WHAT YOU HAVE TO DO:
Print nothing but the lines from the start of the listing below through the line that contains "plt.rcParams['font.family'] = ['Liberation". Do not include the pictures.

SUPPLIED DATA:
■ ■ ■ ■
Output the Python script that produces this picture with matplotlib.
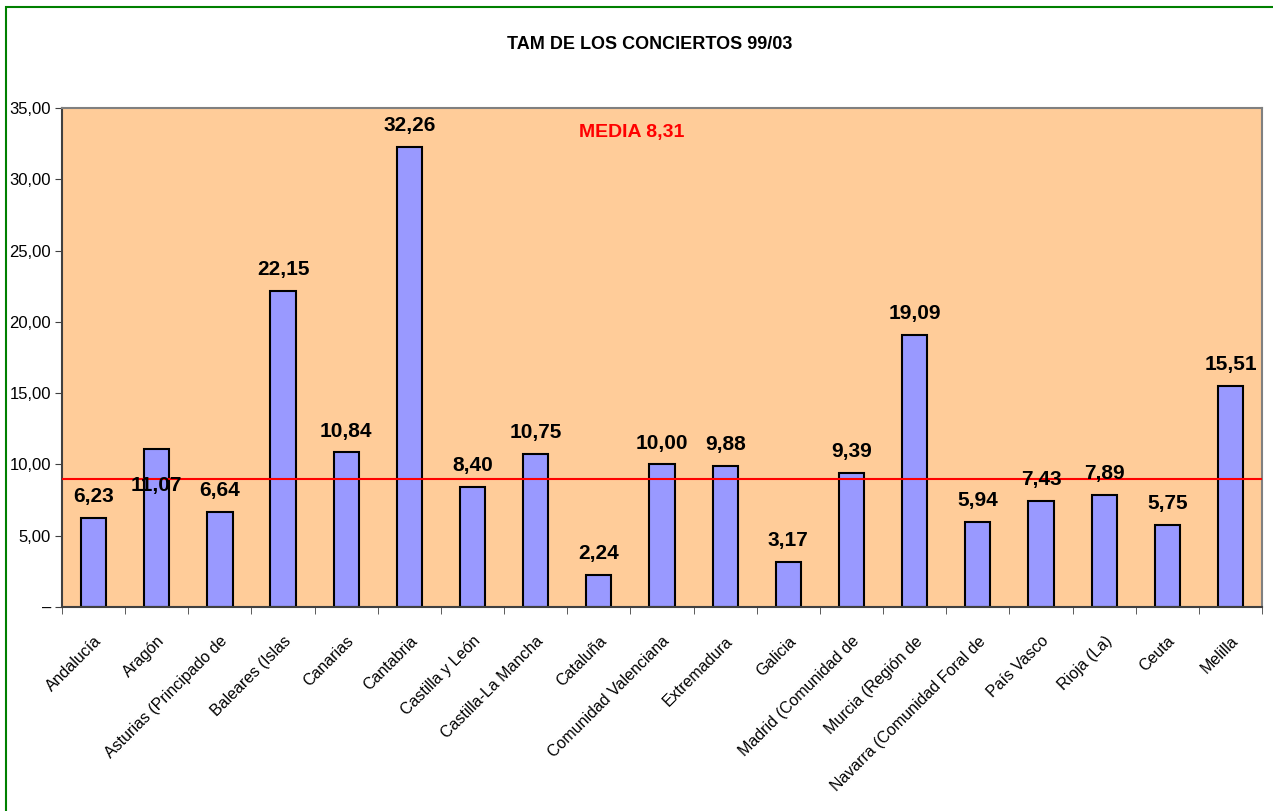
import numpy as np
import matplotlib
matplotlib.use('Agg')
from matplotlib import pyplot as plt
from matplotlib.patches import Rectangle

plt.rcParams['font.family'] = ['Liberation Sans', 'DejaVu Sans']

regiones = ['Andalucía', 'Aragón', 'Asturias (Principado de', 'Baleares (Islas',
            'Canarias', 'Cantabria', 'Castilla y León', 'Castilla-La Mancha',
            'Cataluña', 'Comunidad Valenciana', 'Extremadura', 'Galicia',
            'Madrid (Comunidad de', 'Murcia (Región de', 'Navarra (Comunidad Foral de',
            'País Vasco', 'Rioja (La)', 'Ceuta', 'Melilla']
tam = [6.23, 11.07, 6.64, 22.15, 10.84, 32.26, 8.40, 10.75, 2.24, 10.00,
       9.88, 3.17, 9.39, 19.09, 5.94, 7.43, 7.89, 5.75, 15.51]
media_txt = 'MEDIA 8,31'
media_linea = 9.0
yticks = [0, 5, 10, 15, 20, 25, 30, 35]
ytick_labels = ['–', '5,00', '10,00', '15,00', '20,00', '25,00', '30,00', '35,00']

fig = plt.figure(figsize=(12.73, 8.11), dpi=100)
ax = fig.add_axes([0.0487, 0.2515, 0.9427, 0.6153])
ax.set_facecolor('#FFCC99')

x = np.arange(len(regiones))
ax.bar(x, tam, width=0.4, color='#9999FF', edgecolor='black', linewidth=1.5, zorder=2)
ax.axhline(media_linea, color='red', linewidth=1.5, zorder=3)

# etiquetas de valor (la de Aragón queda por debajo, como en el original)
for i, v in enumerate(tam):
    y = v + 1.5
    if regiones[i] == 'Aragón':
        y = 8.5
    ax.text(i, y, f'{v:.2f}'.replace('.', ','), ha='center', va='center',
            fontsize=15, fontweight='bold', zorder=4)

ax.text(0.475, 0.95, media_txt, transform=ax.transAxes, color='red',
        fontsize=14, fontweight='bold', ha='center', va='center')

ax.set_xlim(-0.5, len(regiones) - 0.5)
ax.set_ylim(0, 35)
ax.set_yticks(yticks)
ax.set_yticklabels(ytick_labels, fontsize=12)
ax.set_xticks(x)
ax.set_xticklabels(regiones, rotation=45, ha='right', rotation_mode='anchor', fontsize=11.5)
ax.set_xticks(np.arange(len(regiones) + 1) - 0.5, minor=True)
ax.tick_params(axis='x', which='major', length=0, pad=19)
ax.tick_params(axis='x', which='minor', length=5, color='#404040')
ax.tick_params(axis='y', length=5, color='#404040', pad=3)

for s in ['top', 'right']:
    ax.spines[s].set_color('#808080')
    ax.spines[s].set_linewidth(1.5)
for s in ['left', 'bottom']:
    ax.spines[s].set_color('#404040')
    ax.spines[s].set_linewidth(1.5)

fig.text(0.51, 0.945, 'TAM DE LOS CONCIERTOS 99/03', ha='center', va='center',
         fontsize=13, fontweight='bold')

fig.patches.append(Rectangle((0.0047, -0.1), 1.2, 1.0914, transform=fig.transFigure,
                             fill=False, edgecolor='#008000', linewidth=1.5))

fig.savefig('out.png', dpi=100)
■ ■ ■ ■
THE REPLY:
Output the Python script that produces this picture with matplotlib.
import numpy as np
import matplotlib
matplotlib.use('Agg')
from matplotlib import pyplot as plt
from matplotlib.patches import Rectangle

plt.rcParams['font.family'] = ['Liberation Sans', 'DejaVu Sans']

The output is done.